Os pequenos comércios de bairro, tipo frutas legumes e algo de mercearia, está nas mãos de gente que veio de longe: Nepal, Myanmar, Índia, Bangladesh. Outras lojas, que vendem tudo, dominadas pelos chineses.
Centenas, milhares daqueles pequenos carrinhos que só víamos nos filmes e reportagens da Índia, os tuk-tuk, atraindo turistas para um “tour” pela cidade. Motoristas? Raros portugueses!
Gente comprando imóveis, sobretudo brasileiros, como é de esperar inflacionaram o mercado imobiliário, e há, como em todo o lado, os oportunistas. Alguns mais abonados pagam fortunas pelo que há dois ou três anos valia menos da metade. Mas assim mesmo estão felizes, e isto não se passa só em Lisboa e Grande Lisboa, que abarca, por exemplo, Cascais e Sintra.
Mesmo com menor intensidade a febre chega a todos os cantos do país.
Quanto tempo vai durar esta euforia, ninguém sabe.
Mas enquanto o pau vai e vem as costas folgam!
Não pensem, os que pensam para lá imigrar, que há oferta de trabalho para todos. Os próprios portugueses estão a sofrer com isso e com um governo, que igual aos antecedentes, lhes entra nos bolsos de todo o jeito. Impostos, redução da aposentadoria, a inevitável corrupção, donos da política a encherem os bolsos, mas como isso é o trivial all over the world... a esperança está em que este boom de turistas dure... Dure. Dure, porque um dia vai acabar.
Tem agora a seu favor a total insegurança nos ex-paraísos do Egito e Magrebe, na própria França e até na Espanha, cansados de verem monumentos bonitos, lindos, na Itália, Hungria, e São Petersburg, e saberem que em nenhum outro lugar se encontra aquele tempo gostoso, sol único, aquela comida maravilhosa e de bom preço, gente pacífica e sorridente, educada, cidades limpas e ordenadas, que acolhe o turista com alegria e com segurança, sem se preocupar se ele é cristão, hindu, ateu, judeu ou muslim.
Portugal viveu essa mistura desde antes da sua independência há quase nove séculos.
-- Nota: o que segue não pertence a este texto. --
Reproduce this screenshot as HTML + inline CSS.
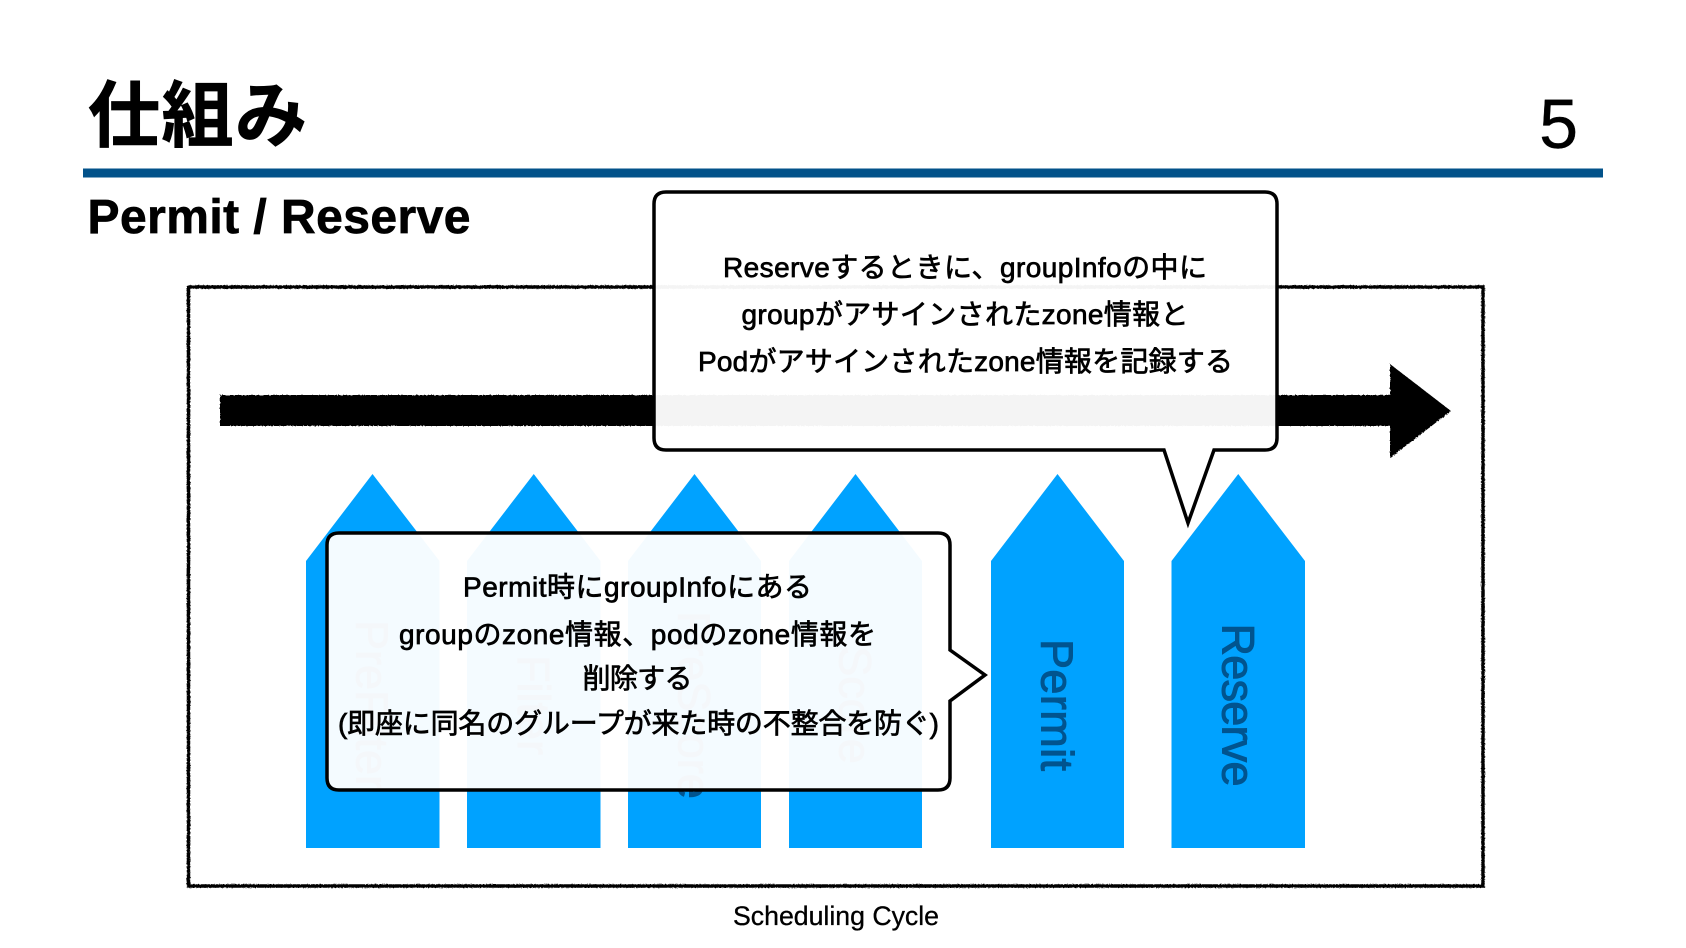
<!DOCTYPE html>
<html lang="ja"><head><meta charset="utf-8"><title>仕組み</title>
<style>html,body{margin:0;padding:0;background:#fff;width:1686px;height:948px;overflow:hidden}svg{display:block}
text{font-family:"Liberation Sans","Noto Sans CJK JP",sans-serif}
.c{font-size:28px;fill:#000;stroke:#000;stroke-width:.7;text-anchor:middle}
.b{font-size:45px;fill:#01548f;stroke:#01548f;stroke-width:1;text-anchor:middle}
</style></head><body>
<svg width="1686" height="948" viewBox="0 0 1686 948" xmlns="http://www.w3.org/2000/svg">
<defs><filter id="r" x="-2%" y="-2%" width="104%" height="104%"><feTurbulence type="fractalNoise" baseFrequency=".6" numOctaves="2" seed="3"/><feDisplacementMap in="SourceGraphic" scale="2"/></filter></defs>
<text x="88" y="141" font-size="72" font-weight="700" textLength="219" stroke="#000" stroke-width=".8" style="font-family:'Noto Sans CJK JP',sans-serif">仕組み</text>
<text x="1578" y="148" font-size="70" text-anchor="end" stroke="#000" stroke-width=".4">5</text>
<rect x="83" y="168.5" width="1520" height="9" fill="#02528a"/>
<text x="87.500" y="233" font-size="48" font-weight="700" textLength="383" stroke="#000" stroke-width=".7">Permit / Reserve</text>
<g filter="url(#r)">
<rect x="188.500" y="287" width="1294.500" height="599" fill="none" stroke="#000" stroke-width="3.500"/>
<path d="M220 395H1390V364L1451 411 1390 458V426H220Z" fill="#000"/>
</g>
<g fill="#00a2ff">
<path d="M306 561 372.500 474 439.500 561V848H306Z"/>
<path d="M467 561 533.750 474 600.500 561V848H467Z"/>
<path d="M628 561 694.500 474 761 561V848H628Z"/>
<path d="M789 561 855.500 474 922 561V848H789Z"/>
<path d="M991 561 1057.500 474 1124 561V848H991Z"/>
<path d="M1171.500 561 1238.250 474 1305 561V848H1171.500Z"/>
</g>
<g class="b">
<text class="b" transform="translate(356.500 705) rotate(90)">PreFilter</text>
<text class="b" transform="translate(517.750 705) rotate(90)">Filter</text>
<text class="b" transform="translate(678.500 705) rotate(90)">PreScore</text>
<text class="b" transform="translate(839.500 705) rotate(90)">Score</text>
<text class="b" transform="translate(1041.500 705) rotate(90)" textLength="132">Permit</text>
<text class="b" transform="translate(1222.250 705) rotate(90)" textLength="163">Reserve</text>
</g>
<path d="M666 192H1265Q1277 192 1277 204V438Q1277 450 1265 450H1214L1188 523 1164 450H666Q654 450 654 438V204Q654 192 666 192Z" fill="#fff" fill-opacity=".955" stroke="#000" stroke-width="3.500" stroke-linejoin="miter"/>
<path d="M339 533H938Q950 533 950 545V650L985 675 950 701V778Q950 790 938 790H339Q327 790 327 778V545Q327 533 339 533Z" fill="#fff" fill-opacity=".955" stroke="#000" stroke-width="3.500"/>
<text class="c" x="965" y="277" textLength="484">Reserveするときに、groupInfoの中に</text>
<text class="c" x="965" y="324" textLength="447">groupがアサインされたzone情報と</text>
<text class="c" x="965.500" y="371" textLength="535">Podがアサインされたzone情報を記録する</text>
<text class="c" x="637.500" y="596.500" textLength="349">Permit時にgroupInfoにある</text>
<text class="c" x="637.500" y="644" textLength="477">groupのzone情報、podのzone情報を</text>
<text class="c" x="637.500" y="688" textLength="110">削除する</text>
<text class="c" x="638.500" y="733" textLength="601">(即座に同名のグループが来た時の不整合を防ぐ)</text>
<text x="733" y="925" font-size="26.700" textLength="206" stroke="#000" stroke-width=".3">Scheduling Cycle</text>
</svg>
</body></html>
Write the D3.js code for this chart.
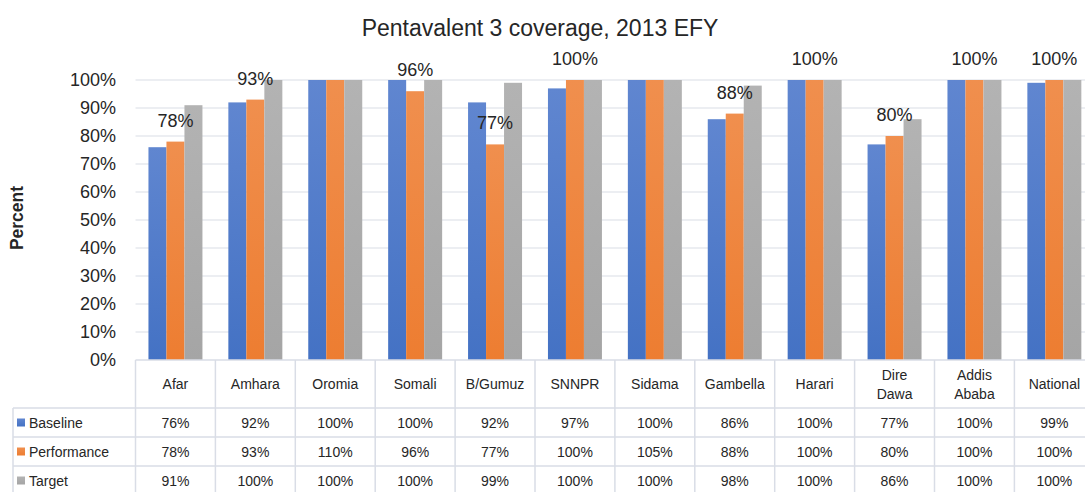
<!DOCTYPE html>
<html>
<head>
<meta charset="utf-8">
<script src="https://cdn.jsdelivr.net/npm/d3@7"></script>
<style>
  html, body { margin: 0; padding: 0; background: #fff; overflow: hidden; }
  svg { display: block; font-family: "Liberation Sans", Arial, sans-serif; }
</style>
</head>
<body>
<svg id="chart" width="1085" height="492"></svg>
<script>
// Pentavalent 3 coverage by region, 2013 EFY (percent)
const categories = ["Afar", "Amhara", "Oromia", "Somali", "B/Gumuz", "SNNPR", "Sidama",
  "Gambella", "Harari", "Dire Dawa", "Addis Ababa", "National"];
const categoryLines = [["Afar"], ["Amhara"], ["Oromia"], ["Somali"], ["B/Gumuz"], ["SNNPR"], ["Sidama"],
  ["Gambella"], ["Harari"], ["Dire", "Dawa"], ["Addis", "Ababa"], ["National"]];
const seriesNames = ["Baseline", "Performance", "Target"];
const baseline    = [76, 92, 100, 100, 92, 97, 100, 86, 100, 77, 100, 99];
const performance = [78, 93, 110, 96, 77, 100, 105, 88, 100, 80, 100, 100];
const target      = [91, 100, 100, 100, 99, 100, 100, 98, 100, 86, 100, 100];
const yTicks = [0, 10, 20, 30, 40, 50, 60, 70, 80, 90, 100];

const seriesValues = [baseline, performance, target];
const colors = ["#4472c4", "#ed7d31", "#a5a5a5"];
const lightColors = ["#6086d0", "#f08f4e", "#b3b3b3"];

const svg = d3.select("#chart");
const textColor = "#262626";
const lineColor = "#d9dde6";

// gradients for bar fills
const defs = svg.append("defs");
colors.forEach((c, i) => {
  const g = defs.append("linearGradient")
    .attr("id", "grad" + i).attr("x1", 0).attr("y1", 0).attr("x2", 0).attr("y2", 1);
  g.append("stop").attr("offset", "0%").attr("stop-color", lightColors[i]);
  g.append("stop").attr("offset", "100%").attr("stop-color", c);
});

const plotLeft = 135.5, colW = 79.9;
const plotTop = 80, plotBottom = 360;

const x = d3.scaleBand().domain(categories)
  .range([plotLeft, plotLeft + colW * categories.length]).paddingInner(0).paddingOuter(0);
const xs = d3.scaleBand().domain(seriesNames)
  .range([0, x.bandwidth()]).paddingInner(0).paddingOuter(0.72);
const y = d3.scaleLinear().domain([0, 100]).range([plotBottom, plotTop]).clamp(true);

// title
svg.append("text")
  .attr("x", 540).attr("y", 36)
  .attr("text-anchor", "middle")
  .attr("font-size", 23).attr("fill", textColor)
  .text("Pentavalent 3 coverage, 2013 EFY");

// gridlines
svg.append("g").selectAll("line")
  .data(yTicks.filter(t => t > 0))
  .join("line")
  .attr("x1", plotLeft).attr("x2", 1085)
  .attr("y1", d => y(d)).attr("y2", d => y(d))
  .attr("stroke", lineColor).attr("stroke-width", 1.2);

// y axis labels
const yAxis = d3.axisLeft(y).tickValues(yTicks).tickFormat(d => d + "%").tickSize(0).tickPadding(0);
const yg = svg.append("g").attr("transform", "translate(116,0)").call(yAxis);
yg.select(".domain").remove();
yg.selectAll("text").attr("font-size", 18).attr("fill", textColor)
  .attr("font-family", "Liberation Sans, Arial, sans-serif");

// y axis title
svg.append("text")
  .attr("transform", "translate(23,218) rotate(-90)")
  .attr("text-anchor", "middle")
  .attr("font-size", 17.5).attr("font-weight", "bold").attr("fill", textColor)
  .text("Percent");

// bars
const groups = svg.append("g").selectAll("g")
  .data(categories)
  .join("g")
  .attr("transform", d => `translate(${x(d)},0)`);

groups.selectAll("rect")
  .data((d, i) => seriesNames.map((s, k) => ({ s, k, v: seriesValues[k][i] })))
  .join("rect")
  .attr("x", d => xs(d.s))
  .attr("width", xs.bandwidth())
  .attr("y", d => y(d.v))
  .attr("height", d => plotBottom - y(d.v))
  .attr("fill", d => `url(#grad${d.k})`);

// data labels on performance bars (only values within the axis range)
const labelData = categories.map((c, i) => ({ c, v: performance[i] })).filter(d => d.v <= 100);
svg.append("g").selectAll("text")
  .data(labelData)
  .join("text")
  .attr("x", d => x(d.c) + xs("Performance") + xs.bandwidth() / 2)
  .attr("y", d => y(d.v) - 15)
  .attr("text-anchor", "middle")
  .attr("font-size", 18).attr("fill", textColor)
  .text(d => d.v + "%");

// data table
const tableLeft = 13;
const headerBottom = 408, rowH = 29;
const table = svg.append("g");

// horizontal lines
[plotBottom, headerBottom, headerBottom + rowH, headerBottom + 2 * rowH, headerBottom + 3 * rowH].forEach((yy, i) => {
  table.append("line")
    .attr("x1", i === 0 ? plotLeft : tableLeft).attr("x2", 1100)
    .attr("y1", yy).attr("y2", yy)
    .attr("stroke", lineColor).attr("stroke-width", 1.5);
});
// vertical lines
d3.range(categories.length + 1).forEach(i => {
  const xx = plotLeft + colW * i;
  table.append("line")
    .attr("x1", xx).attr("x2", xx)
    .attr("y1", plotBottom).attr("y2", 500)
    .attr("stroke", lineColor).attr("stroke-width", 1.5);
});
table.append("line")
  .attr("x1", tableLeft).attr("x2", tableLeft)
  .attr("y1", headerBottom).attr("y2", 500)
  .attr("stroke", lineColor).attr("stroke-width", 1.5);

// category header text
categories.forEach((c, i) => {
  const lines = categoryLines[i];
  const cx = x(c) + x.bandwidth() / 2;
  const midY = (plotBottom + headerBottom) / 2;
  lines.forEach((ln, j) => {
    table.append("text")
      .attr("x", cx)
      .attr("y", midY + (j - (lines.length - 1) / 2) * 19 + 5)
      .attr("text-anchor", "middle")
      .attr("font-size", 14).attr("fill", textColor)
      .text(ln);
  });
});

// series rows
seriesNames.forEach((s, k) => {
  const rowMid = headerBottom + rowH * k + rowH / 2;
  table.append("rect")
    .attr("x", 17).attr("y", rowMid - 4).attr("width", 8).attr("height", 8)
    .attr("fill", `url(#grad${k})`);
  table.append("text")
    .attr("x", 29).attr("y", rowMid + 5)
    .attr("font-size", 14).attr("fill", textColor)
    .text(s);
  categories.forEach((c, i) => {
    table.append("text")
      .attr("x", x(c) + x.bandwidth() / 2)
      .attr("y", rowMid + 5)
      .attr("text-anchor", "middle")
      .attr("font-size", 14).attr("fill", textColor)
      .text(seriesValues[k][i] + "%");
  });
});
</script>
</body>
</html>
Nem se preocupa com a vida sexual dos visitantes. Que vivam a sua vida e sejam felizes.
Lembram da música do Ary Barroso: “Você já foi à Bahia, nêgo? Quem vai à Bahia, nunca mais quer voltar”!
A música é a mesma, mas mudou a letra: “Você já foi a Portugal? Quem vai a Portugal... e come bacalhau, pasteis de nata, parguinhos grelhados e bebe AQUELES vinhos... nunca mais de lá quer sair!”
Para o brasileiro, classe média, o póbrema, está no Real. Realmente aqui a realidade é de pobre. E aventurar-se numa ida à terrinha é um custo pesado. Mas quem não deseja?
Vale o investimento?
Cada um sabe de si e Deus de todos.
Boa viagem.

* Rolé – No Brasil, um giro, um passeio, uma volta.